I read Practical Magic earlier this year and was enamored by how much I liked the book despite its vast differences with the movie adaptation I’d grown up with. Hoffman published this prequel last year and it is a great stand alone novel and an adequate companion piece. My biggest complaint about prequels is authors trying to shoehorn the story they want to tell into a timeline they’ve already established. I have some small quibbles but overall I thought Hoffman’s conclusion here tied in nicely with Practical Magic.
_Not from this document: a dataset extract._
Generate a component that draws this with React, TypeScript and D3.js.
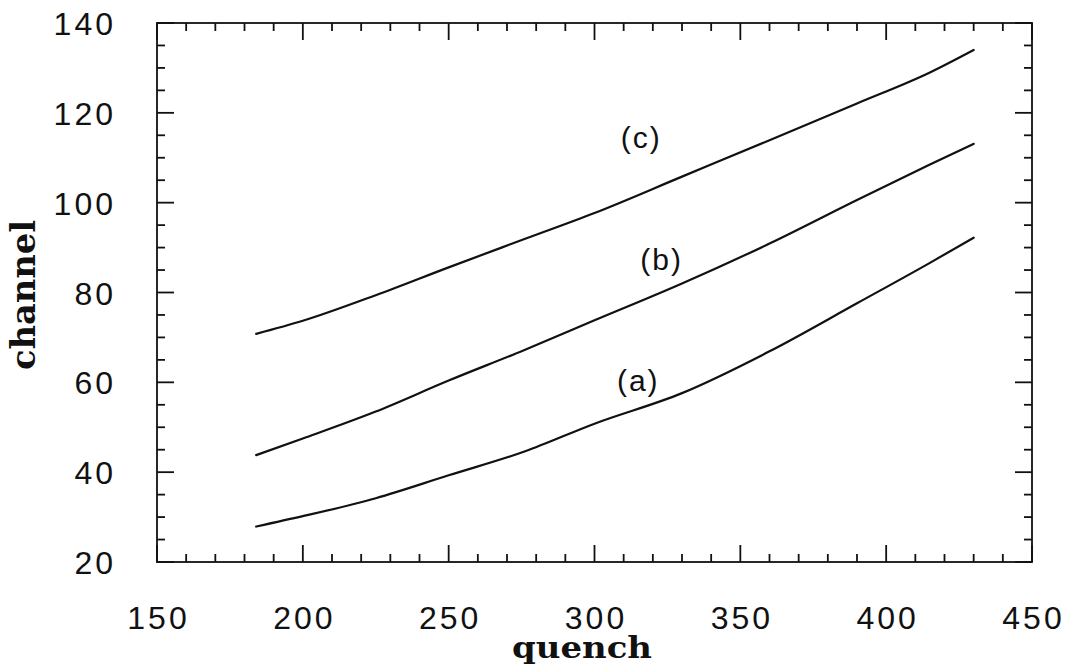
import React from "react";
import * as d3 from "d3";

const quench = [184, 200, 225, 250, 276, 300, 330, 360, 390, 415, 430];
const seriesA = [27.9, 30.2, 34.2, 39.3, 44.6, 50.8, 57.6, 66.9, 77.6, 86.6, 92.2];
const seriesB = [43.8, 47.5, 53.5, 60.4, 67.2, 73.8, 82.0, 90.9, 100.6, 108.5, 113.1];
const seriesC = [70.8, 73.7, 79.4, 85.6, 91.9, 97.7, 105.8, 113.9, 122.1, 129.0, 134.0];
const curveLabels = ["(a)", "(b)", "(c)"];
const labelPos = [
  { q: 315, ch: 60.3 },
  { q: 323, ch: 87.3 },
  { q: 316, ch: 114.5 },
];
const xMajor = [150, 200, 250, 300, 350, 400, 450];
const yMajor = [20, 40, 60, 80, 100, 120, 140];

const W = 1073;
const H = 667;
const L = 157, R = 1032, T = 23, B = 562;

export default function App() {
  const x = d3.scaleLinear().domain([150, 450]).range([L, R]);
  const y = d3.scaleLinear().domain([20, 140]).range([B, T]);
  const xMinor = d3.range(150, 451, 10).filter((v) => v % 50 !== 0);
  const yMinor = d3.range(20, 141, 5).filter((v) => v % 20 !== 0);
  const line = d3
    .line<number>()
    .x((_, i) => x(quench[i]))
    .y((d) => y(d))
    .curve(d3.curveMonotoneX);
  const series = [seriesA, seriesB, seriesC];
  const major = 17, minor = 8;
  const tickFont = "'Liberation Sans', Arial, sans-serif";
  return (
    <svg width={W} height={H} style={{ position: "absolute", left: 0, top: 0, background: "#fff" }}>
      <rect x={0} y={0} width={W} height={H} fill="#fff" />
      <g stroke="#111" strokeWidth={1.8} fill="none">
        <rect x={L} y={T} width={R - L} height={B - T} />
        {xMajor.map((v) => (
          <g key={"xm" + v}>
            <line x1={x(v)} x2={x(v)} y1={B} y2={B - major} />
            <line x1={x(v)} x2={x(v)} y1={T} y2={T + major} />
          </g>
        ))}
        {xMinor.map((v) => (
          <g key={"xn" + v}>
            <line x1={x(v)} x2={x(v)} y1={B} y2={B - minor} />
            <line x1={x(v)} x2={x(v)} y1={T} y2={T + minor} />
          </g>
        ))}
        {yMajor.map((v) => (
          <g key={"ym" + v}>
            <line x1={L} x2={L + major} y1={y(v)} y2={y(v)} />
            <line x1={R} x2={R - major} y1={y(v)} y2={y(v)} />
          </g>
        ))}
        {yMinor.map((v) => (
          <g key={"yn" + v}>
            <line x1={L} x2={L + minor} y1={y(v)} y2={y(v)} />
            <line x1={R} x2={R - minor} y1={y(v)} y2={y(v)} />
          </g>
        ))}
      </g>
      <g fill="none" stroke="#111" strokeWidth={2.2} strokeLinecap="round">
        {series.map((s, i) => (
          <path key={i} d={line(s) || ""} />
        ))}
      </g>
      <g fontFamily={tickFont} fontSize={32} fill="#111" letterSpacing={3}>
        {xMajor.map((v) => (
          <text key={"xl" + v} x={x(v) + 1.5} y={629} textAnchor="middle">
            {v}
          </text>
        ))}
        {yMajor.map((v) => (
          <text key={"yl" + v} x={116} y={y(v) + 12} textAnchor="end">
            {v}
          </text>
        ))}
      </g>
      <g fontFamily={tickFont} fontSize={30} fill="#111" letterSpacing={2}>
        {curveLabels.map((t, i) => (
          <text key={t} x={x(labelPos[i].q)} y={y(labelPos[i].ch) + 10} textAnchor="middle">
            {t}
          </text>
        ))}
      </g>
      <text
        x={582}
        y={658}
        textAnchor="middle"
        fontFamily="'DejaVu Serif', serif"
        fontWeight="bold"
        fontSize={30}
        fill="#111"
        textLength={140}
        lengthAdjust="spacingAndGlyphs"
      >
        quench
      </text>
      <text
        transform="translate(35,295) rotate(-90)"
        textAnchor="middle"
        fontFamily="'DejaVu Serif', serif"
        fontWeight="bold"
        fontSize={33}
        fill="#111"
        textLength={150}
        lengthAdjust="spacingAndGlyphs"
      >
        channel
      </text>
    </svg>
  );
}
The Rules of Magic follows Jet, Franny and Vincent Owen as they grow up in New York City during the late 50s into the 60s and 70s. Their mother, Susanna, knows her children are different and has raised them with strict rules like: no walking in the moonlight, no red shoes, no wearing black, no cats, no crows, no candles, no books about magic. When eldest child Franny turns 17 she is invited to spend the summer outside Boston with her Aunt Isabelle and their mother agrees to let Vincent and Jet join her. There the trio discover family secrets including a centuries old curse and, despite their mother’s life long rules, they begin to experiment with her other worldly talents. The Owens children go back to New York where they try to live their lives while outwitting the family curse.
This is a standard coming of age story of love and loss infused with a little magic and superstition to keep things fresh. As in Practical Magic the Aunts are the best part, although they are teenagers and young adults through most of the novel, while brother Vincent didn’t enamor me the way he did with everyone he met in the book. I think, being a new character, he had a harder job to do though. Also, I thought the first third of the book dragged while the later third of the book moved a bit too quickly but overall this was a bewitching summer read that fans of the original or not will enjoy.
“Leave out seed for the birds when the first snow falls. Wash your hair with rosemary. Drink lavender tea when you cannot sleep. Know that the only remedy for love is to love more.”